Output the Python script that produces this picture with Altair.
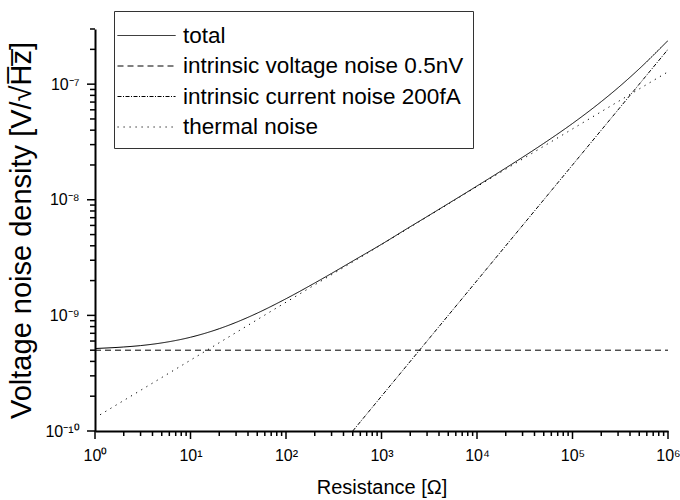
import altair as alt
import pandas as pd

# ---- data (log-log) ----
series_names = [
    "total",
    "intrinsic voltage noise 0.5nV",
    "intrinsic current noise 200fA",
    "thermal noise",
]

R_total = [1, 2, 3, 5, 10, 20, 30, 50, 100, 200, 300, 500, 1e3, 2e3, 3e3, 5e3,
           1e4, 2e4, 3e4, 5e4, 1e5, 2e5, 3e5, 5e5, 1e6]
V_total = [5.17e-10, 5.33e-10, 5.48e-10, 5.78e-10, 6.47e-10, 7.67e-10, 8.70e-10,
           1.046e-9, 1.393e-9, 1.906e-9, 2.307e-9, 2.951e-9, 4.12e-9, 5.85e-9,
           7.16e-9, 9.26e-9, 1.316e-8, 1.882e-8, 2.331e-8, 3.074e-8, 4.57e-8,
           7.06e-8, 9.31e-8, 1.358e-7, 2.385e-7]

R_voltage = [1, 1e6]
V_voltage = [5e-10, 5e-10]

R_current = [500, 1e3, 1e4, 1e5, 1e6]
V_current = [1e-10, 2e-10, 2e-9, 2e-8, 2e-7]

R_thermal = [1, 10, 100, 1e3, 1e4, 1e5, 1e6]
V_thermal = [1.3e-10, 4.1e-10, 1.3e-9, 4.1e-9, 1.3e-8, 4.1e-8, 1.28e-7]

x_major = [1, 10, 100, 1e3, 1e4, 1e5, 1e6]
x_labels = ["10\u2070", "10\u00b9", "10\u00b2", "10\u00b3", "10\u2074", "10\u2075", "10\u2076"]
y_major = [1e-10, 1e-9, 1e-8, 1e-7]
y_labels = ["10\u207b\u00b9\u2070", "10\u207b\u2079", "10\u207b\u2078", "10\u207b\u2077"]

dash_patterns = [[1, 0], [6, 4], [4, 1.5, 1, 1.5], [1.2, 4.8]]

# ---- build table ----
rows = []
for name, rs, vs in zip(series_names,
                        [R_total, R_voltage, R_current, R_thermal],
                        [V_total, V_voltage, V_current, V_thermal]):
    for r, v in zip(rs, vs):
        rows.append({"series": name, "R": r, "V": v})
df = pd.DataFrame(rows)

x_minor = [m * d for d in x_major[:-1] for m in range(2, 10)]
y_minor = [m * d for d in y_major for m in range(2, 10)]
y_minor = [t for t in y_minor if t <= 3.0000001e-7]


def label_expr(values, labels):
    expr = "''"
    for v, l in reversed(list(zip(values, labels))):
        expr = f"datum.value == {repr(float(v))} ? '{l}' : ({expr})"
    return expr


FONT = "Liberation Sans"
PLOT_W, PLOT_H = 573, 402
MAJOR_LEN, MINOR_LEN = 8, 5

x_scale = alt.Scale(type="log", domain=[1, 1e6], nice=False)
y_scale = alt.Scale(type="log", domain=[1e-10, 3e-7], nice=False)

x_axis = alt.Axis(
    orient="bottom", values=x_major, grid=False,
    domain=True, domainWidth=2, domainColor="black",
    ticks=False,
    labelExpr=label_expr(x_major, x_labels),
    labelFont=FONT, labelFontSize=16, labelColor="black",
    labelPadding=16, labelFlush=False, labelOverlap=False,
    title="Resistance [\u03a9]",
    titleFont=FONT, titleFontSize=20, titleFontWeight="normal", titleColor="black",
    titlePadding=14,
)
y_axis = alt.Axis(
    orient="left", values=y_major, grid=False,
    domain=True, domainWidth=2, domainColor="black",
    ticks=False,
    labelExpr=label_expr(y_major, y_labels),
    labelFont=FONT, labelFontSize=16, labelColor="black",
    labelPadding=16, labelFlush=False, labelOverlap=False,
    title="Voltage noise density [V/\u221aH\u0305z\u0305]",
    titleFont=FONT, titleFontSize=29, titleFontWeight="normal", titleColor="black",
    titlePadding=8,
)

lines = alt.Chart(df).mark_line(color="black", strokeWidth=1, clip=True, interpolate="monotone").encode(
    x=alt.X("R:Q", scale=x_scale, axis=x_axis),
    y=alt.Y("V:Q", scale=y_scale, axis=y_axis),
    strokeDash=alt.StrokeDash(
        "series:N",
        scale=alt.Scale(domain=series_names, range=dash_patterns),
        legend=alt.Legend(
            orient="none", legendX=19, legendY=-18,
            title=None,
            symbolType="M-1.4,0H2.47",
            symbolSize=900,
            symbolStrokeWidth=1, symbolStrokeColor="black",
            labelFont=FONT, labelFontSize=22.5, labelColor="black",
            labelOffset=29, labelLimit=0,
            labelExpr="datum.label + '\u00a0\u00a0\u00a0'",
            padding=9, rowPadding=3.5,
            strokeColor="#333333", fillColor="white",
        ),
    ),
    order=alt.Order("R:Q"),
)


def x_tick_layer(values, length):
    return alt.Chart(pd.DataFrame({"R": values})).mark_rule(
        color="black", strokeWidth=1.5
    ).encode(
        x=alt.X("R:Q", scale=x_scale, axis=None),
        y=alt.value(PLOT_H), y2=alt.value(PLOT_H + length),
    )


def y_tick_layer(values, length):
    return alt.Chart(pd.DataFrame({"V": values})).mark_rule(
        color="black", strokeWidth=1.5
    ).encode(
        y=alt.Y("V:Q", scale=y_scale, axis=None),
        x=alt.value(0), x2=alt.value(-length),
    )


chart = alt.layer(
    lines,
    x_tick_layer(x_minor, MINOR_LEN),
    x_tick_layer(x_major, MAJOR_LEN),
    y_tick_layer(y_minor, MINOR_LEN),
    y_tick_layer(y_major, MAJOR_LEN),
).resolve_axis(
    x="independent", y="independent"
).properties(
    width=PLOT_W, height=PLOT_H,
    background="white",
    autosize=alt.AutoSizeParams(type="none"),
    padding={"left": 95, "top": 29, "right": 12, "bottom": 69},
).configure_view(stroke="transparent", strokeWidth=0)

chart.save("out.html", embed_options={"renderer": "svg", "actions": False})
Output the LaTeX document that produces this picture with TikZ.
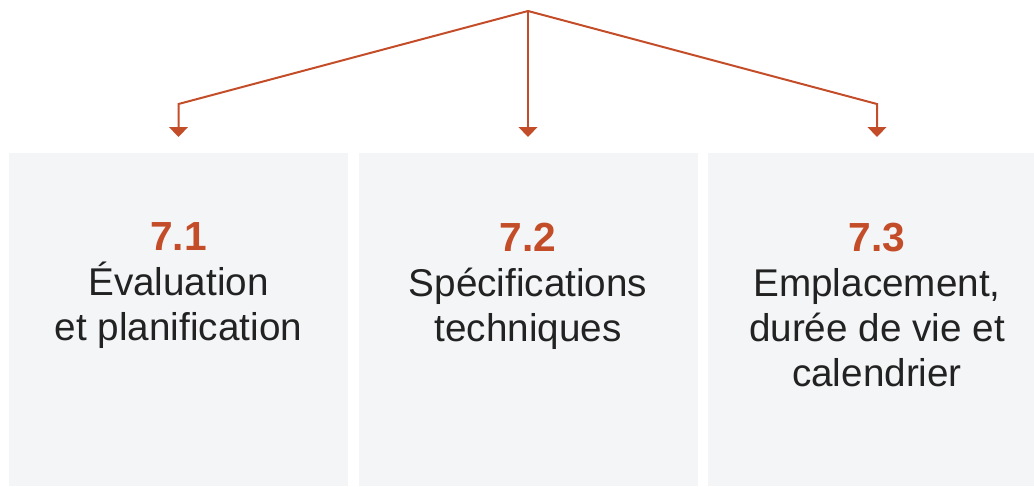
\documentclass[tikz,border=0pt]{standalone}
\usepackage{fontspec}
\setmainfont{Liberation Sans}
\usetikzlibrary{arrows.meta}
\definecolor{rust}{HTML}{C44D29}
\definecolor{panel}{HTML}{F4F5F7}
\definecolor{ink}{HTML}{222222}
\tikzset{
	panelbox/.style={fill=panel, minimum width=254.25pt, minimum height=249.75pt, anchor=north, inner sep=0pt},
	label/.style={anchor=north, align=center, text=ink, font=\fontsize{29}{33.75}\selectfont},
	branch/.style={draw=rust, line width=1.5pt, -{Triangle[width=14pt,length=7.5pt]}}
}
\newcommand{\secnum}[1]{{\color{rust}\fontsize{30.5}{33.75}\selectfont\bfseries #1}}

\begin{document}
\begin{tikzpicture}[x=0.75pt,y=-0.75pt]
		\useasboundingbox (0,0) rectangle (1034,486);
		
		\node (eval) [panelbox] at (178.5,153) {};
		\node (specs) [panelbox] at (528,153) {};
		\node (place) [panelbox] at (877,153) {};
		
		\node (evaltext) [label] at (178.5,218) {\secnum{7.1}\\Évaluation\\et planification};
		\node (specstext) [label] at (528,218) {\secnum{7.2}\\Spécifications\\techniques};
		\node (placetext) [label] at (877,218) {\secnum{7.3}\\Emplacement,\\durée de vie et\\calendrier};
		
		\coordinate (apex) at (528,11);
		\coordinate (leftbend) at (178.5,104);
		\coordinate (rightbend) at (877,104);
		\coordinate (evaltip) at (178.5,137);
		\coordinate (specstip) at (528,137);
		\coordinate (placetip) at (877,137);
		
		\draw[branch] (apex)--(leftbend)--(evaltip);
		\draw[branch] (apex)--(specstip);
		\draw[branch] (apex)--(rightbend)--(placetip);
	\end{tikzpicture}
\end{document}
• • • • •
Required task:
Copy exactly the lines running from the beginning of the listing through the line that has "1.3e-8, 4.1e-8, 1.28e-7]". Drop the pictures.

Task result:
Output the Python script that produces this picture with Altair.
import altair as alt
import pandas as pd

# ---- data (log-log) ----
series_names = [
    "total",
    "intrinsic voltage noise 0.5nV",
    "intrinsic current noise 200fA",
    "thermal noise",
]

R_total = [1, 2, 3, 5, 10, 20, 30, 50, 100, 200, 300, 500, 1e3, 2e3, 3e3, 5e3,
           1e4, 2e4, 3e4, 5e4, 1e5, 2e5, 3e5, 5e5, 1e6]
V_total = [5.17e-10, 5.33e-10, 5.48e-10, 5.78e-10, 6.47e-10, 7.67e-10, 8.70e-10,
           1.046e-9, 1.393e-9, 1.906e-9, 2.307e-9, 2.951e-9, 4.12e-9, 5.85e-9,
           7.16e-9, 9.26e-9, 1.316e-8, 1.882e-8, 2.331e-8, 3.074e-8, 4.57e-8,
           7.06e-8, 9.31e-8, 1.358e-7, 2.385e-7]

R_voltage = [1, 1e6]
V_voltage = [5e-10, 5e-10]

R_current = [500, 1e3, 1e4, 1e5, 1e6]
V_current = [1e-10, 2e-10, 2e-9, 2e-8, 2e-7]

R_thermal = [1, 10, 100, 1e3, 1e4, 1e5, 1e6]
V_thermal = [1.3e-10, 4.1e-10, 1.3e-9, 4.1e-9, 1.3e-8, 4.1e-8, 1.28e-7]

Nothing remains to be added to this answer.